What George Carlin did for America
George Carlin, who died Sunday at 71, worked long and hard "making us laugh and bringing us enlightenment," said Ann Althouse in her blog, and he'll be missed. The uproar over Carlin
Comedian George Carlin died Sunday of heart failure. He was 71. Carlin was known for his social observations, and his “Seven Words You Can Never Say on Television” sparked a Supreme Court ruling against obscenity. Days before his death, he was selected by the John F. Kennedy Center for the Performing Arts to receive this year's Mark Twain Prize, a lifetime achievement award presented to an outstanding comedian. (The Washington Post)
What the commentators said
“I'm really sorry to see this man go,” said Ann Althouse in her blog, Althouse. “He worked long and hard so many years, making us laugh, bringing us enlightenment.” Carlin left Americans with some of “the most brilliant comic riffs I've ever heard,” and not many comedians have enough impact to wind up in the middle of a Supreme Court case.
The uproar over Carlin’s 1972 dirty words routine cemented his reputation as “the “comic voice of the counterculture,” said Mel Watkins in The New York Times. In the spirit of his “comic predecessor” Lenny Bruce and Richard Pryor, Carlin pushed society to open up a little with his skewering of authority, and his “irreverent jests about religion and politics.”
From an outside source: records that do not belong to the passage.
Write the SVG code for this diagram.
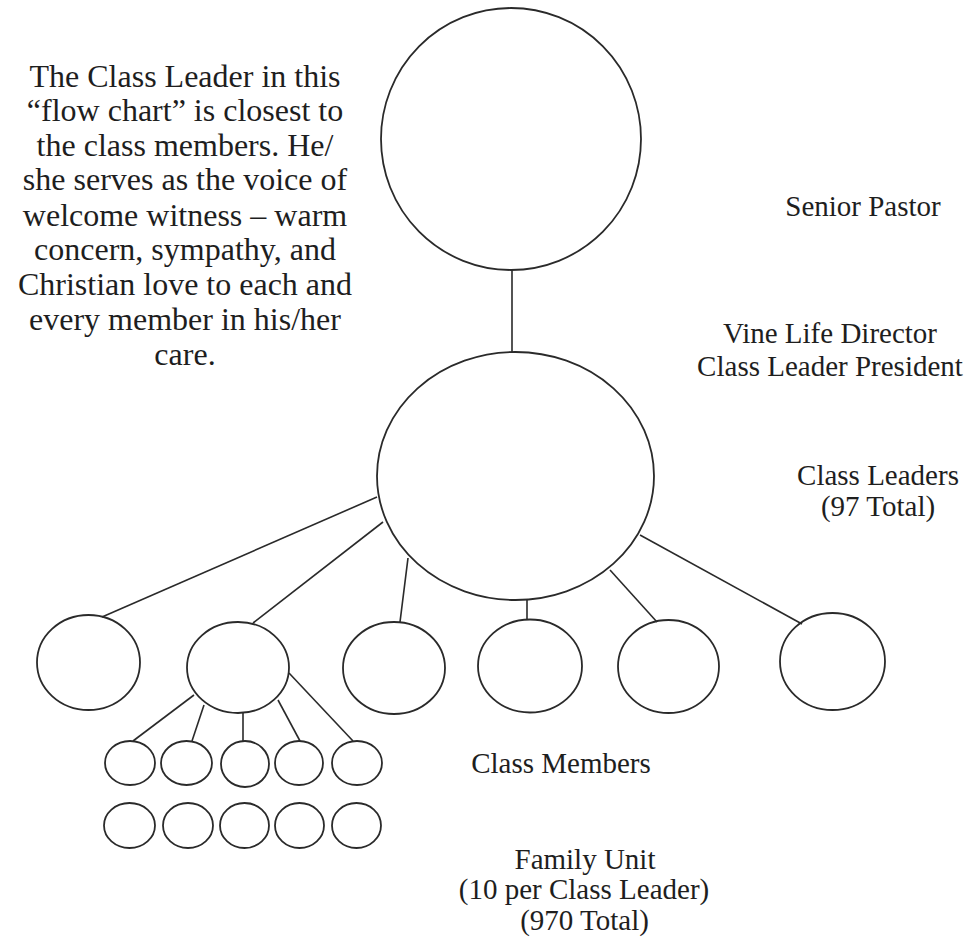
<svg xmlns="http://www.w3.org/2000/svg" width="979" height="938" viewBox="0 0 979 938">
<style>
.n{fill:none;stroke:#2a2a2a;stroke-width:1.8}
.c{fill:none;stroke:#2a2a2a;stroke-width:1.6}
.t{font-family:"Liberation Serif","Times New Roman",serif;fill:#1e1e1e;text-anchor:middle}
.p{font-size:32px}
.r{font-size:29px}
</style>
<rect width="979" height="938" fill="#ffffff"/>
<g id="connectors">
<line class="c" x1="512" y1="270" x2="512" y2="352"/>
<line class="c" x1="377" y1="497" x2="102" y2="617"/>
<line class="c" x1="383" y1="522" x2="253" y2="623"/>
<line class="c" x1="408" y1="558" x2="400" y2="622"/>
<line class="c" x1="527" y1="600" x2="527" y2="620"/>
<line class="c" x1="610" y1="570" x2="657" y2="622"/>
<line class="c" x1="640" y1="535" x2="802" y2="624"/>
<line class="c" x1="194" y1="695" x2="133" y2="741"/>
<line class="c" x1="204" y1="705" x2="192" y2="741"/>
<line class="c" x1="243" y1="713" x2="243" y2="741"/>
<line class="c" x1="278" y1="700" x2="300" y2="741"/>
<line class="c" x1="289" y1="673" x2="353" y2="741"/>
</g>
<g id="senior-pastor"><ellipse class="n" cx="511" cy="139" rx="130" ry="131"/></g>
<g id="director"><ellipse class="n" cx="515.5" cy="476" rx="138.5" ry="124"/></g>
<g id="leader1"><ellipse class="n" cx="88.5" cy="662.5" rx="51.5" ry="47.5"/></g>
<g id="leader2"><ellipse class="n" cx="238" cy="667.5" rx="51" ry="45.5"/></g>
<g id="leader3"><ellipse class="n" cx="394" cy="668" rx="51" ry="46"/></g>
<g id="leader4"><ellipse class="n" cx="530" cy="666" rx="52" ry="46.5"/></g>
<g id="leader5"><ellipse class="n" cx="668.5" cy="666.5" rx="50.5" ry="46.5"/></g>
<g id="leader6"><ellipse class="n" cx="832.5" cy="661.5" rx="52.5" ry="48.5"/></g>
<g id="member1"><ellipse class="n" cx="130" cy="763" rx="25" ry="22"/></g>
<g id="member2"><ellipse class="n" cx="186.5" cy="763" rx="25.5" ry="22"/></g>
<g id="member3"><ellipse class="n" cx="245" cy="764" rx="24" ry="23"/></g>
<g id="member4"><ellipse class="n" cx="299" cy="763" rx="24" ry="22"/></g>
<g id="member5"><ellipse class="n" cx="357" cy="763" rx="25" ry="22"/></g>
<g id="family1"><ellipse class="n" cx="129.5" cy="825.5" rx="25.5" ry="22.5"/></g>
<g id="family2"><ellipse class="n" cx="188" cy="825.5" rx="25" ry="22.5"/></g>
<g id="family3"><ellipse class="n" cx="244.5" cy="825.5" rx="24.5" ry="22.5"/></g>
<g id="family4"><ellipse class="n" cx="299.5" cy="825.5" rx="24.5" ry="22.5"/></g>
<g id="family5"><ellipse class="n" cx="356.5" cy="825.5" rx="24.5" ry="22.5"/></g>
<g id="description">
<text class="t p" x="185" y="87">The Class Leader in this</text>
<text class="t p" x="185" y="121">“flow chart” is closest to</text>
<text class="t p" x="185" y="156">the class members. He/</text>
<text class="t p" x="185" y="190">she serves as the voice of</text>
<text class="t p" x="185" y="226">welcome witness – warm</text>
<text class="t p" x="185" y="260">concern, sympathy, and</text>
<text class="t p" x="185" y="295">Christian love to each and</text>
<text class="t p" x="185" y="330">every member in his/her</text>
<text class="t p" x="185" y="365">care.</text>
</g>
<g id="labels">
<text class="t r" x="863" y="216">Senior Pastor</text>
<text class="t r" x="830" y="343">Vine Life Director</text>
<text class="t r" x="830" y="376">Class Leader President</text>
<text class="t r" x="878" y="485">Class Leaders</text>
<text class="t r" x="878" y="516">(97 Total)</text>
<text class="t r" x="561" y="773">Class Members</text>
<text class="t r" x="585" y="869">Family Unit</text>
<text class="t r" x="584" y="899">(10 per Class Leader)</text>
<text class="t r" x="584.5" y="930">(970 Total)</text>
</g>
</svg>
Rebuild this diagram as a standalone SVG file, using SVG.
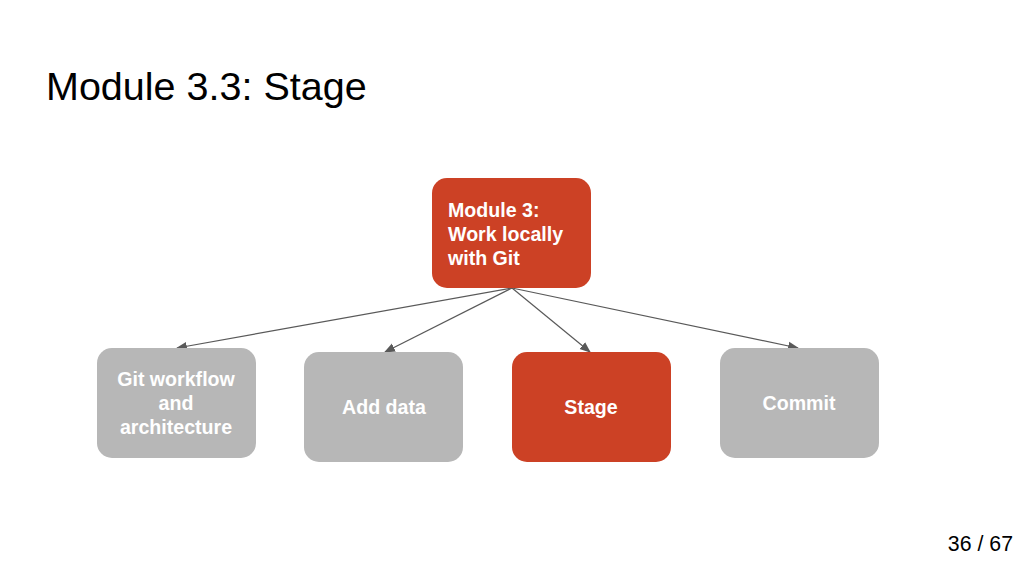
<svg xmlns="http://www.w3.org/2000/svg" width="1024" height="576" viewBox="0 0 1024 576">
<style>
.red{fill:#CC4125}
.gray{fill:#B7B7B7}
.lbl{font-family:"Liberation Sans",Arial,sans-serif;font-weight:bold;font-size:19.6px;fill:#ffffff}
.c{text-anchor:middle}
.edge{stroke:#595959;stroke-width:1.2;fill:none;marker-end:url(#ah)}
</style>
<defs>
<marker id="ah" viewBox="0 0 10 10" refX="9" refY="5" markerWidth="11" markerHeight="11" markerUnits="userSpaceOnUse" orient="auto">
<path d="M0,1 L10,5 L0,9 z" fill="#595959"/>
</marker>
</defs>
<rect width="1024" height="576" fill="#ffffff"/>
<text x="46" y="100" font-family="'Liberation Sans',Arial,sans-serif" font-size="39.5" fill="#000">Module 3.3: Stage</text>
<text x="1013" y="551" text-anchor="end" font-family="'Liberation Sans',Arial,sans-serif" font-size="21.3" fill="#000">36 / 67</text>
<g id="connectors">
<line class="edge" x1="512" y1="288" x2="177" y2="348"/>
<line class="edge" x1="512" y1="288" x2="385" y2="352"/>
<line class="edge" x1="512" y1="288" x2="590" y2="352"/>
<line class="edge" x1="512" y1="288" x2="798" y2="348"/>
</g>
<g id="module3">
<rect class="red" x="432" y="178" width="159" height="110" rx="15"/>
<text class="lbl" x="448" y="217">Module 3:</text>
<text class="lbl" x="448" y="241">Work locally</text>
<text class="lbl" x="448" y="265">with Git</text>
</g>
<g id="gitworkflow">
<rect class="gray" x="97" y="348" width="159" height="110" rx="15"/>
<text class="lbl c" x="176" y="386">Git workflow</text>
<text class="lbl c" x="176" y="410">and</text>
<text class="lbl c" x="176" y="434">architecture</text>
</g>
<g id="adddata">
<rect class="gray" x="304" y="352" width="159" height="110" rx="15"/>
<text class="lbl c" x="384" y="414">Add data</text>
</g>
<g id="stage">
<rect class="red" x="512" y="352" width="159" height="110" rx="15"/>
<text class="lbl c" x="591" y="414">Stage</text>
</g>
<g id="commit">
<rect class="gray" x="720" y="348" width="159" height="110" rx="15"/>
<text class="lbl c" x="799" y="410">Commit</text>
</g>
</svg>
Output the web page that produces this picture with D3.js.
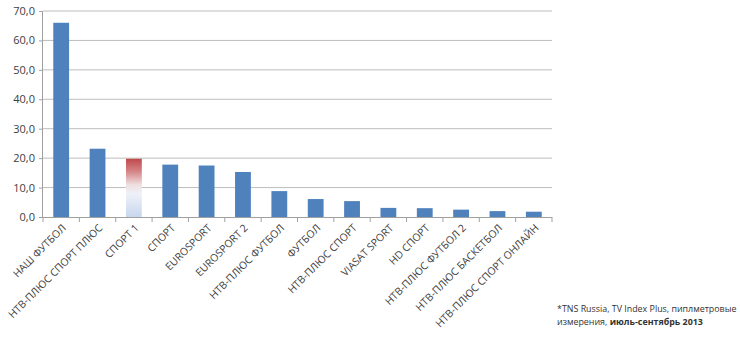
<!DOCTYPE html>
<html><head><meta charset="utf-8">
<script src="https://cdn.jsdelivr.net/npm/d3@7"></script>
<style>body{margin:0;background:#fff}svg{display:block}</style>
</head><body>
<svg id="c" width="740" height="338"></svg>
<script>
const categories = ["НАШ ФУТБОЛ","НТВ-ПЛЮС СПОРТ ПЛЮС","СПОРТ 1","СПОРТ","EUROSPORT","EUROSPORT 2","НТВ-ПЛЮС ФУТБОЛ","ФУТБОЛ","НТВ-ПЛЮС СПОРТ","VIASAT SPORT","HD СПОРТ","НТВ-ПЛЮС ФУТБОЛ 2","НТВ-ПЛЮС БАСКЕТБОЛ","НТВ-ПЛЮС СПОРТ ОНЛАЙН"];
const values = [66.0, 23.2, 19.8, 17.8, 17.5, 15.3, 8.8, 6.1, 5.4, 3.1, 3.0, 2.5, 2.0, 1.8];
const highlighted = ["СПОРТ 1"];
const yTicks = [0,10,20,30,40,50,60,70];
const footLine1 = "*TNS Russia, TV Index Plus, пиплметровые";
const footLine2a = "измерения, ";
const footLine2b = "июль-сентябрь 2013";

(function(){
const svg = d3.select("#c");
const mL = 43, mR = 552, mT = 11, mB = 217;
const x = d3.scaleBand().domain(categories).range([mL, mR]).paddingInner(0.565).paddingOuter(0.2825);
const xb = d3.scaleBand().domain(categories).range([mL, mR]);
const y = d3.scaleLinear().domain([0,70]).range([mB, mT]);

const defs = svg.append("defs");
const g = defs.append("linearGradient").attr("id","grad").attr("x1",0).attr("y1",0).attr("x2",0).attr("y2",1);
[[0,"#c0484a"],[0.22,"#d58587"],[0.45,"#efe0e0"],[0.6,"#eef1f8"],[1,"#c8d6ee"]].forEach(s=>g.append("stop").attr("offset",s[0]).attr("stop-color",s[1]));

svg.append("g").selectAll("line").data(yTicks.filter(d=>d>0)).join("line")
  .attr("x1",mL).attr("x2",mR).attr("y1",d=>y(d)).attr("y2",d=>y(d))
  .attr("stroke","#bdbdbd").attr("stroke-width",1);

const ya = svg.append("g").attr("transform",`translate(${mL},0)`)
  .call(d3.axisLeft(y).tickValues(yTicks).tickSize(4).tickPadding(4).tickFormat(d=>d3.format(".1f")(d).replace(".",",")));
ya.select(".domain").attr("stroke","#a0a0a0").attr("d",`M-0.5,${mT}V${mB}`);
ya.selectAll(".tick line").attr("stroke","#a0a0a0");
ya.selectAll("text").attr("fill","#404040").style("font-family","'Open Sans',sans-serif").style("font-size","11px");

svg.append("g").selectAll("rect").data(categories).join("rect")
  .attr("x",d=>x(d)).attr("width",x.bandwidth())
  .attr("y",(d,i)=>y(values[i])).attr("height",(d,i)=>y(0)-y(values[i]))
  .attr("fill",d=>highlighted.includes(d)?"url(#grad)":"#4f81bd");

const xa = svg.append("g").attr("transform",`translate(0,${mB})`);
xa.append("line").attr("x1",mL).attr("x2",mR).attr("y1",0.5).attr("y2",0.5).attr("stroke","#a0a0a0");
const bounds = categories.map(c=>xb(c)).concat([mR]);
xa.selectAll("line.t").data(bounds).join("line").attr("class","t")
  .attr("x1",d=>d).attr("x2",d=>d).attr("y1",0).attr("y2",5).attr("stroke","#a0a0a0");
xa.selectAll("text").data(categories).join("text")
  .attr("transform",d=>`translate(${x(d)+x.bandwidth()/2+3},9) rotate(-45)`)
  .attr("text-anchor","end").attr("dy","0.35em")
  .attr("fill","#404040").style("font-family","'Open Sans',sans-serif").style("font-size","10.4px")
  .text(d=>d);

const f = svg.append("text").attr("x",557).attr("y",312).attr("fill","#333").style("font-family","'Open Sans',sans-serif").style("font-size","8.9px");
f.append("tspan").attr("x",557).text(footLine1);
const l2 = f.append("tspan").attr("x",557).attr("dy",13);
l2.text(footLine2a);
f.append("tspan").style("font-weight","bold").text(footLine2b);
})();
</script>
</body></html>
Carlin was definitely an interesting guy, said James Joyner in the blog Outside the Beltway. His observational humor was brilliant, but, “like many comics in the HBO era,” he was often “vulgar and outrageous simply because he could rather than because it served his art. It’s one thing to point to the absurdity of seven words that we all know being taboo in adult settings; it’s quite another to use them constantly simply for their shock value.”